Long before Bean became the go-to gagman of British theatre – One Man Two Guvnors as his calling card – he wrote with a rich sense of atmosphere, often in small spaces. Kiss Me, originally tucked away in the secretive Hampstead Downstairs, is a return to that. Bean can't resist the odd laugh-line, but mostly Kiss Me is infused with a quiet drama.
It's in a woman negotiating with her conscience, and a couple inching closer to one another. Anna Ledwich's production embraces the demur romance between the pair, but Bean never lets us lose sight of the encounter's artifice, specifically the question of this man's motives. Is this a noble act or a sleazy one? Is it rooted in the survivor's guilt of a wartime sugar merchant, or the exploitative opportunism of an inveterate cad?
By the time 'Dennis' reveals the extent of the scheme – 202 children from 711 lovers – it's impossible to know what to make of him. Lloyd-Hughes is entirely inscrutable. The darkness behind his eyes suggests a sex addict as much as a saviour.
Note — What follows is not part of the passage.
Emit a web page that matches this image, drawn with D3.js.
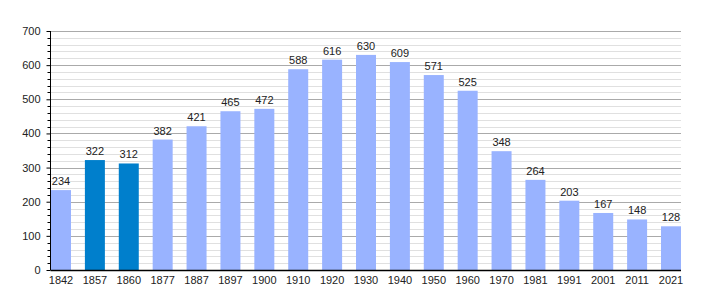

If some of the exposition is clumsy – the widow is far too willing to give every detail of her life story away – the situation is an intriguing one that throws some light on history. It is an unexpected encounter, more transgressive and progressive than we might imagine of 1920s Britain. As is the widow herself: a munitions worker who kept her job, now willing to face life as a single mother. The question, perhaps, is whether her empowerment plays to his advantage. Do sexually adventurous women make easier prey?
But it's the lingering sadness that sticks out, emphasised by the rusted mirrors of Georgia Lowe's design. Bean draws a woman weighed down by the war years later and, from our vantage point, a decade after an earth-shaking economic crash of our own, that feels all too truthful. History doesn't just happen. It drags on and so drags a generation down. Hope, perhaps, comes with the next.
Kiss Me runs at the Trafalgar Studios until 8 July.